No one who lived through the Great Depression could possibly take seriously negative comments on the quality and content this film written by youngsters with no sense of its historical context. To lament its silliness or find fault with what seem now to be crude mechanical cinematographic devices just begs the question.

This movie could not be recreated in the twenty-first century even in the smallest part. In the first place, musicals are now passé. The drag parody of the title number "Dames" in 1988's film Torch Song Trilogy is proof of that. Moreover, its stock characters (Hugh Herbert, Guy Kibbee, Zasu Pitts) were simply reprising common comedic roles of the day, completely unsuited to the harsher and more cynical models now in vogue. And Ruby Keeler's numbers lack totally the athleticism of our contemporary dancers.

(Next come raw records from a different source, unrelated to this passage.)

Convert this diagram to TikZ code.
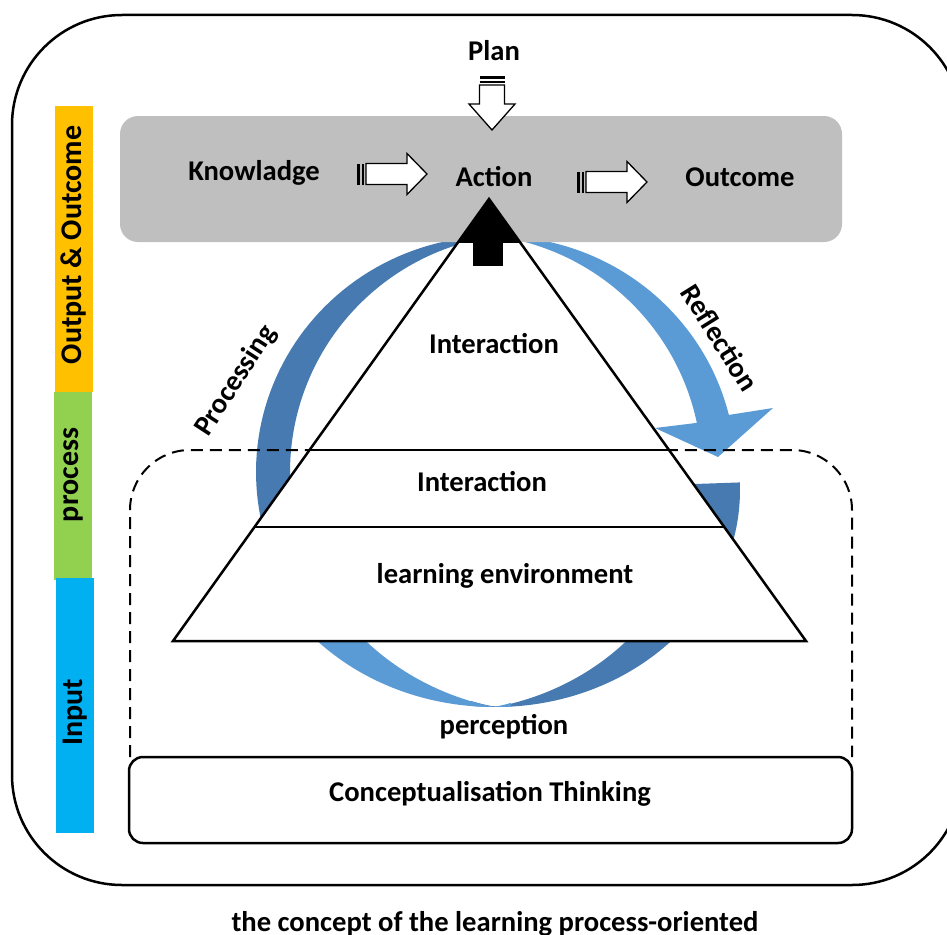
\documentclass[tikz,border=0pt]{standalone}
\usepackage{fontspec}
\setmainfont{Carlito}
\usetikzlibrary{calc}

\definecolor{bandlight}{RGB}{91,155,213}
\definecolor{banddark}{RGB}{70,122,176}
\definecolor{boxgray}{RGB}{191,191,191}
\definecolor{barorange}{RGB}{255,192,0}
\definecolor{bargreen}{RGB}{146,208,80}
\definecolor{barblue}{RGB}{0,176,240}

% striped block arrow: length, head length, shaft half width, head half width
\tikzset{
  pics/stripearrow/.style n args={4}{code={
    \fill (0,-#3) rectangle (3,#3);
    \fill (5,-#3) rectangle (7,#3);
    \draw[fill=white,line width=1.3pt] (9,-#3) -- ({#1-#2},-#3) -- ({#1-#2},-#4)
      -- (#1,0) -- ({#1-#2},#4) -- ({#1-#2},#3) -- (9,#3) -- cycle;
  }}
}

\begin{document}
\begin{tikzpicture}[x=1pt,y=-1pt,
  txt/.style={font=\fontsize{28.6}{33}\selectfont\bfseries,inner sep=0pt},
  barlabel/.style={font=\fontsize{30}{34}\selectfont\bfseries,inner sep=0pt,rotate=90},
  frame/.style={line width=2.5pt},
  dashbox/.style={line width=2pt,dash pattern=on 12pt off 7pt,rounded corners=60pt}]

\useasboundingbox (0,0) rectangle (947,934);
\clip (0,0) rectangle (947,934);

% outer frame
\draw[frame,rounded corners=110pt] (12,15) rectangle (962,885);

% stage bars on the left
\fill[barorange] (55,106) rectangle (93,392);
\fill[bargreen] (54,392) rectangle (92,580);
\fill[barblue] (56,578) rectangle (94,833);
\node[barlabel] (outlbl) at (74,245) {Output \& Outcome};
\node[barlabel] (proclbl) at (73,475) {process};
\node[barlabel] (inlbl) at (75,712) {Input};

% circular arrows (drawn first, pyramid covers them)
\fill[banddark] plot[domain=150:263,samples=60] ({496+240*cos(\x)},{472+236*sin(\x)})
  -- plot[domain=263:150,samples=60] ({496+(240-34*abs(cos(\x)))*cos(\x)},{472+(236-34*abs(cos(\x)))*sin(\x)})
  -- cycle;
\fill[bandlight] plot[domain=272:346,samples=60] ({496+240*cos(\x)},{472+236*sin(\x)})
  -- (773,408) -- (718,457) -- (655,428)
  -- plot[domain=346:272,samples=60] ({496+(240-34*abs(cos(\x)))*cos(\x)},{472+(236-34*abs(cos(\x)))*sin(\x)})
  -- cycle;
\fill[banddark] plot[domain=-2:96,samples=60] ({496+244*cos(\x)},{490+217*sin(\x)})
  -- plot[domain=96:-2,samples=60] ({496+(244-46*abs(cos(\x)))*cos(\x)},{490+(217-46*abs(cos(\x)))*sin(\x)})
  -- cycle;
\fill[bandlight] plot[domain=86:150,samples=60] ({494+246*cos(\x)},{490+217*sin(\x)})
  -- plot[domain=150:86,samples=60] ({494+(246-50*abs(cos(\x)))*cos(\x)},{490+(217-50*abs(cos(\x)))*sin(\x)})
  -- cycle;

% top band
\fill[boxgray,rounded corners=18pt] (120,116) rectangle (842,242);
\pic at (357,174) {stripearrow={70}{20}{10.5}{20.5}};
\pic at (577,182) {stripearrow={70}{20}{10.5}{20.5}};
\pic[rotate=-90] at (492,76) {stripearrow={54}{26}{12.5}{23}};

% input area
\draw[dashbox] (130,757) -- (130,450) -- (852,450) -- (852,757);

% pyramid
\coordinate (apex) at (489,199);
\coordinate (bl) at (173,641);
\coordinate (br) at (806,641);
\draw[frame,fill=white] (apex) -- (br) -- (bl) -- cycle;
\draw[frame] ($(apex)!{251/442}!(bl)$) -- ($(apex)!{251/442}!(br)$);
\draw[frame] ($(apex)!{328/442}!(bl)$) -- ($(apex)!{328/442}!(br)$);
\fill (apex) -- ($(apex)!{44/442}!(br)$) -- ($(apex)!{44/442}!(bl)$) -- cycle;
\fill (473,242) rectangle (503,266);

\draw[frame,rounded corners=14pt,fill=white] (129,757) rectangle (852,843);

% labels
\node[txt] (plan) at (494,51) {Plan};
\node[txt] (know) at (254,173) {Knowladge};
\node[txt] (action) at (494,177) {Action};
\node[txt] (outcome) at (740,177) {Outcome};
\node[txt] (inter1) at (494,344) {Interaction};
\node[txt] (inter2) at (482,482) {Interaction};
\node[txt] (env) at (505,576) {learning environment};
\node[txt] (perc) at (504,727) {perception};
\node[txt] (concept) at (490,794) {Conceptualisation Thinking};
\node[txt,rotate=57] (procg) at (236,381) {Processing};
\node[txt,rotate=-58] (refl) at (720,338) {Reflection};
\node[txt,anchor=base] (caption) at (495,931) {the concept of the learning process-oriented};

\end{tikzpicture}
\end{document}
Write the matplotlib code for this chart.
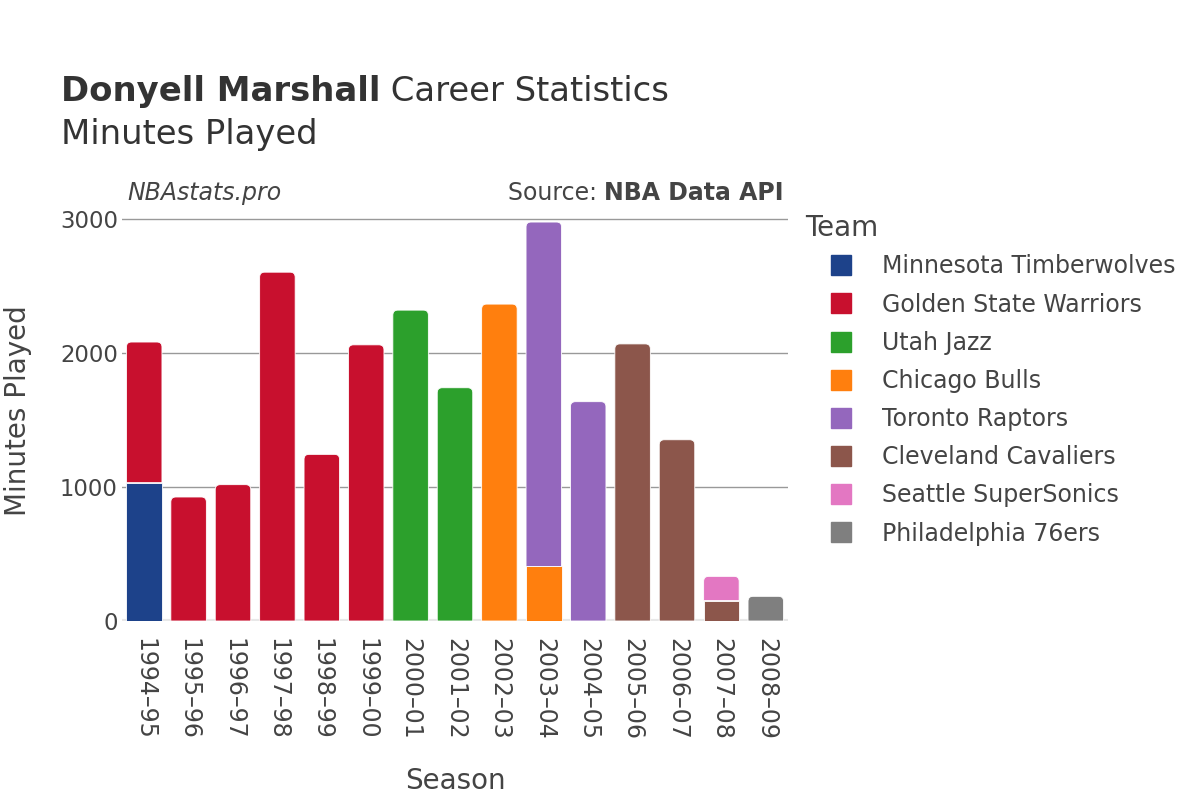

What we can appreciate about the movie is how it fits nicely into the Busby Berkeley oeuvre. After his huge successes of 1933, this example is a fitting continuation to his development as a moviemaker. The catastrophic effects of the Great Depression like mass unemployment, hunger, wholesale uprooting of communities, and abject poverty affecting the lives of millions of ordinary Americans could be forgotten for a few pennies spent in the local movie house. It played to the needs of its time.

Interestingly, the packaging of female pulchritude in the film also fits with that time. What today seems borderline pornographic or insulting to women was accepted without much fuss in 1934. Indeed, any student of Freud could have a field day deconstructing some of the Berkeley images.

As to the music, it is simply classic. Dick Powell's phrasing is a model of tenor sensibility in an age of Big Band baritones. One has to accept that continuity or theatrical presentation is not a factor. Each number stands or falls entirely on its own as seen through the lens of the camera. As an early prototype of the Hollywood musical, Dames was and is a smash hit.